David Crosby Offers Advice For Finding Happiness Amid Constant COVID Fears

David Crosby has lived a hard life, and he would be the first to tell you that it's caught up with him in a profound way.

So when he got a question from a fellow septuagenarian for his Rolling Stone advice column about fearing death in the COVID age, he was ready with a thoughtful answer.

The reader explained that they are roughly Crosby's age and have been thinking about death constantly of late. "How can us old people enjoy the time we have left, especially in the era of COVID when it's near-impossible to leave our homes," they asked.

In addition to surviving three heart attacks, Crosby, 79, is a recovering drug addict, a liver transplant recipient and a diabetic.

The two-time Rock and Roll Hal of Famer enumerated on his various health challenges in his 2019 documentary, Remember My Name.

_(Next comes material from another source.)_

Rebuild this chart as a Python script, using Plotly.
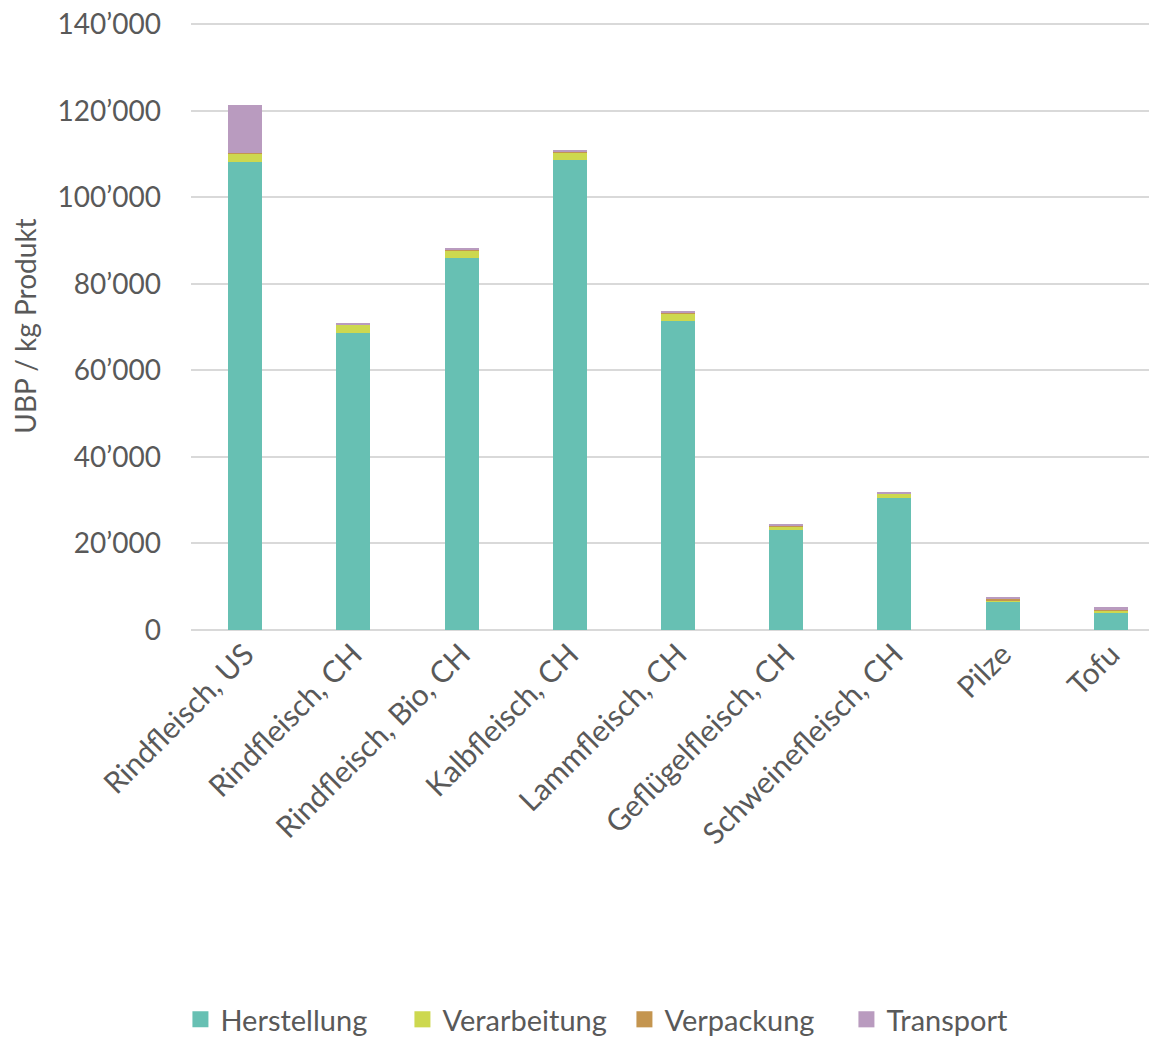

The trailer for the film opens with him being asked "Do you ever wonder why you are still alive?" Croz responds by saying he has "no idea."

As someone who thinks a lot about death himself, Crosby said the answer to the Rolling Stone reader's query is "fairly simple."

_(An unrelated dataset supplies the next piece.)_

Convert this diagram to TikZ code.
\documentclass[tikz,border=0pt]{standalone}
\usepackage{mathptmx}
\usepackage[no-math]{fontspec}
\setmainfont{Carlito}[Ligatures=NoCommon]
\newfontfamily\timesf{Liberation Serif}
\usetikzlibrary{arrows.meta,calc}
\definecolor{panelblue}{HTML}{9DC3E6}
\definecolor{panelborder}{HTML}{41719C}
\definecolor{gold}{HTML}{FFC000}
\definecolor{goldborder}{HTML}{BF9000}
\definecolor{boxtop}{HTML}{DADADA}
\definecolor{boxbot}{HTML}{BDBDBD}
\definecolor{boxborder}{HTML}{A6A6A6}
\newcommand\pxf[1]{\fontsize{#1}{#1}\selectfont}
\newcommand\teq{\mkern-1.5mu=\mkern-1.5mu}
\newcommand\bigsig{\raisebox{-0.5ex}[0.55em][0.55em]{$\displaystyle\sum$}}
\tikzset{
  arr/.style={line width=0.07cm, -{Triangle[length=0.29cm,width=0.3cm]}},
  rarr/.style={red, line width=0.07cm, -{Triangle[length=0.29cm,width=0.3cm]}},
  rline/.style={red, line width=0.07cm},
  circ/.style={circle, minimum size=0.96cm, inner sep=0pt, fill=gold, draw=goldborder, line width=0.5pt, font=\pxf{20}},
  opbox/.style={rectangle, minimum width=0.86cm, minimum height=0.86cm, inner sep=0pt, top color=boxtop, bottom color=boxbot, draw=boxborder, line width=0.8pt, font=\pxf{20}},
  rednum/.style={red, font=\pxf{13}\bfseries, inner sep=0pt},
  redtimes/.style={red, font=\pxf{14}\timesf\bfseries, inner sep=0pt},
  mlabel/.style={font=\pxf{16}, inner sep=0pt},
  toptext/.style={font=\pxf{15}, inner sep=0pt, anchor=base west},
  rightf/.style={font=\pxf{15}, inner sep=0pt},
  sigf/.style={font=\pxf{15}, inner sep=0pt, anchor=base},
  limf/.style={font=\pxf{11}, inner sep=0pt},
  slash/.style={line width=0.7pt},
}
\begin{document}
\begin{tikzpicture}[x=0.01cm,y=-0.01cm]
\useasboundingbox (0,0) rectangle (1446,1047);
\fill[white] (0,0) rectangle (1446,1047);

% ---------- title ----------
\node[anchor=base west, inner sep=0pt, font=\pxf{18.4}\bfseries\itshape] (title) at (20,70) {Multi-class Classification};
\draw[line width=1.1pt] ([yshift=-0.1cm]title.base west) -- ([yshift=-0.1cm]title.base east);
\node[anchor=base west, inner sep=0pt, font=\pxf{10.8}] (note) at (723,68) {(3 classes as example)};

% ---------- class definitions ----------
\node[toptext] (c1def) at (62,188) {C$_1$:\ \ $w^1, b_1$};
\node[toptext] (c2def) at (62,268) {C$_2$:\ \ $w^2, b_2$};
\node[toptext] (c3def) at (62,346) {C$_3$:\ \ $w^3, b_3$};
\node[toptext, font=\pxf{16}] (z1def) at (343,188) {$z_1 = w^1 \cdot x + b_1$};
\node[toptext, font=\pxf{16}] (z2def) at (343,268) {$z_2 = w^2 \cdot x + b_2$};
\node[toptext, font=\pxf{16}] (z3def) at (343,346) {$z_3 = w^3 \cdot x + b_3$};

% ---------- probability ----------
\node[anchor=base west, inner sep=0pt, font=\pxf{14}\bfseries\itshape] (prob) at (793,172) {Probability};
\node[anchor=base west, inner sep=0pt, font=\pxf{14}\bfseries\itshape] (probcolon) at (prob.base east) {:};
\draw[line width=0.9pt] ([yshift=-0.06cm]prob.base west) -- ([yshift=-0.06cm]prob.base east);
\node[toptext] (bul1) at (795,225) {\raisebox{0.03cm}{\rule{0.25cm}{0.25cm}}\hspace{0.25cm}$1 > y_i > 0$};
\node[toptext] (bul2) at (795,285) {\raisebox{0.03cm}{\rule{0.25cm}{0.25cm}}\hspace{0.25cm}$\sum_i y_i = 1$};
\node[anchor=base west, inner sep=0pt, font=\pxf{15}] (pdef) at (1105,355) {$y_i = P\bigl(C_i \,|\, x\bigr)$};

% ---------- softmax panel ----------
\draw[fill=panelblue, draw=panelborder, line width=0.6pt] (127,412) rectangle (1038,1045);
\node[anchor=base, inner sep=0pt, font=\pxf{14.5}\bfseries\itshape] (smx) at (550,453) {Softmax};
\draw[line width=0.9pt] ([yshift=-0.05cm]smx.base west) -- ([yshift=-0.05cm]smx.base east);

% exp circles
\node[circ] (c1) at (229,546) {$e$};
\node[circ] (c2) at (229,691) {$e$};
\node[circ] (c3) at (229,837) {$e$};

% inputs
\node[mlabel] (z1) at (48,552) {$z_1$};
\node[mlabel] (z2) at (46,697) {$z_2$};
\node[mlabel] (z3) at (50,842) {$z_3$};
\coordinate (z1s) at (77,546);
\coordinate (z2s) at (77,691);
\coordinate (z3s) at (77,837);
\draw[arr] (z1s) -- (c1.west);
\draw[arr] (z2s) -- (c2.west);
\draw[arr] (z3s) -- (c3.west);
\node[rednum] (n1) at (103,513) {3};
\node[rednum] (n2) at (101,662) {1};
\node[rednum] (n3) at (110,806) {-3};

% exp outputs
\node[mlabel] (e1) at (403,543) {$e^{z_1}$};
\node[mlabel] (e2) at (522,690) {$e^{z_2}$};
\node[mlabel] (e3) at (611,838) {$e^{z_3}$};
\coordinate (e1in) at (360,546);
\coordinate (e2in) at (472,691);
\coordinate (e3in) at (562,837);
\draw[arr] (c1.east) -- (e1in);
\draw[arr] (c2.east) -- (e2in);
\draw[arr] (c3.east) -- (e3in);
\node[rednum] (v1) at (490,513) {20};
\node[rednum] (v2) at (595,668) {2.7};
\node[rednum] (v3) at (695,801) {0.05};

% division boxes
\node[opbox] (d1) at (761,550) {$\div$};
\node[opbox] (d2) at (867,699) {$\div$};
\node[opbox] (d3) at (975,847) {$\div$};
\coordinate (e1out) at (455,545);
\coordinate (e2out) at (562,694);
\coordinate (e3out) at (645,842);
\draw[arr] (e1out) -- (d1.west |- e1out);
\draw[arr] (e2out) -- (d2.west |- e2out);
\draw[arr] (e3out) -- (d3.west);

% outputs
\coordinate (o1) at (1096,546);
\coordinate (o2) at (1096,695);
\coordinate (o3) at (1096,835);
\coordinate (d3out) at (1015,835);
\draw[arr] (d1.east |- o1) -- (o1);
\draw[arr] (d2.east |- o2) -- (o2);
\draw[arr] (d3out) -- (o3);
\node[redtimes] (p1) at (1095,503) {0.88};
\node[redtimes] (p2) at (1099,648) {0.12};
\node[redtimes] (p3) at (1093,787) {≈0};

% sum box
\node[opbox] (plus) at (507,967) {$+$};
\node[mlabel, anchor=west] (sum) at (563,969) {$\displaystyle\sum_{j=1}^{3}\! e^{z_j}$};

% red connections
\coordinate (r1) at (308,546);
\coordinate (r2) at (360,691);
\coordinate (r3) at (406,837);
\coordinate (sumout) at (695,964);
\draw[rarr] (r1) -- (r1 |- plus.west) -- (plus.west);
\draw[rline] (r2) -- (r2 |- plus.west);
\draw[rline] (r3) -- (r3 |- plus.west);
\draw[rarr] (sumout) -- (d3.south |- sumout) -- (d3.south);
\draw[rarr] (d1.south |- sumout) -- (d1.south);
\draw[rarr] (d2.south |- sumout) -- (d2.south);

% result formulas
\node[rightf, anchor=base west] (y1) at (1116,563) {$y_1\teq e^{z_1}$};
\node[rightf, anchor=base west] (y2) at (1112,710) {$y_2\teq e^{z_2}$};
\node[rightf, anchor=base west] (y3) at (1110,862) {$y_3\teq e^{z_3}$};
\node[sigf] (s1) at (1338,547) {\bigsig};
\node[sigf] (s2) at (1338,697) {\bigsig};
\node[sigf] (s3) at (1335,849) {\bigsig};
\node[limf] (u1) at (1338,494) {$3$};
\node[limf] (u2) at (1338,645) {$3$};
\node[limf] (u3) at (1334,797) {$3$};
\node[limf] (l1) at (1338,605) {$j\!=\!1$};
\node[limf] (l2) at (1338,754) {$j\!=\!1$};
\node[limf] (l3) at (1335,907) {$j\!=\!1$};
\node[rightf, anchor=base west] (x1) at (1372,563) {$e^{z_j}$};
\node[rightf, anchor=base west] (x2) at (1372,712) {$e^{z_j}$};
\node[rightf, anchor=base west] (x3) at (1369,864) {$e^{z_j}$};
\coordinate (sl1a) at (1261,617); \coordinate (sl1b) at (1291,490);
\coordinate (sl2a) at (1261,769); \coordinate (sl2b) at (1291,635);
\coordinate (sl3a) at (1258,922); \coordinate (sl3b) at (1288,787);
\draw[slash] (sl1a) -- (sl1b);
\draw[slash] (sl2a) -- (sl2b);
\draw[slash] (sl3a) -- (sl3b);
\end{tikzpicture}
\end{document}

"The question is not how much time you have, the question is what are you gonna do with that time," he replied. "It seems to me that if you spend that time agonizing over the fact that you're gonna die, you're wasting that time.

"If you spend that time doing everything you can to be happy, to help other people, to create, to make new things, to make anything better for anybody, if you spend your time doing positive stuff like that, then the time that you have left — whatever amount it is — will be well-spent. And that I think is the key.

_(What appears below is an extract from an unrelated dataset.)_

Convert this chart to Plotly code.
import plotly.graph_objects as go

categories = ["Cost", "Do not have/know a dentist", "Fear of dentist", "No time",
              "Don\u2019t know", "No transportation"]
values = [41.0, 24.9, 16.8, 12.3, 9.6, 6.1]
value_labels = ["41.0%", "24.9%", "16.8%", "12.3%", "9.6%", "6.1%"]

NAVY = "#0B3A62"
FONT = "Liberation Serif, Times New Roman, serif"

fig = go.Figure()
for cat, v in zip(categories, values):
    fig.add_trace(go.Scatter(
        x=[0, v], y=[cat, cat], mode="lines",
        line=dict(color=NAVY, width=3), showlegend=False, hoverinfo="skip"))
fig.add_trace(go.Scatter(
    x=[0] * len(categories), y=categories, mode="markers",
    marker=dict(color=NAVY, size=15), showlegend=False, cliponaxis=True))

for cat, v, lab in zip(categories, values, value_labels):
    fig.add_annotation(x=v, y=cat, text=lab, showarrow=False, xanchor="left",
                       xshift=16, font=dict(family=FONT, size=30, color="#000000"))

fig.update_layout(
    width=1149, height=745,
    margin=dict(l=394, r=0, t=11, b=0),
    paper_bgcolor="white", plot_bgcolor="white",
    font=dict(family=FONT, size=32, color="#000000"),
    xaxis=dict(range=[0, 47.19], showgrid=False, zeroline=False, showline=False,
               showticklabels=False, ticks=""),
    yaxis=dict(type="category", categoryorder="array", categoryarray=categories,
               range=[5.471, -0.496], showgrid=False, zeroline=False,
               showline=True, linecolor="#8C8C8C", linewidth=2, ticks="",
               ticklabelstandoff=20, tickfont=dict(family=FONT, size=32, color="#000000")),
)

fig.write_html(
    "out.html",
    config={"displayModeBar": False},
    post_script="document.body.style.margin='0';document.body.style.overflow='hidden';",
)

"If you try that really hard — try to stay positive and try to think about today and the fact that you may die tomorrow, but you've got today! So why don't you use the heck out of today? That's a good idea. That's how I see it."

Last spring, Crosby told Rolling Stone that he was in a bad way, mourning the death of his biological son Beckett Cypher and unable to work much due to COVID-related shutdowns and a hand surgery that didn't work and left him in "a tremendous amount of pain."

Crosby noted at the time that his health was headed in the wrong direction before the pandemic. Even if he remained safe from the virus, he wondered whether he'll be well enough to perform again once the world reopens.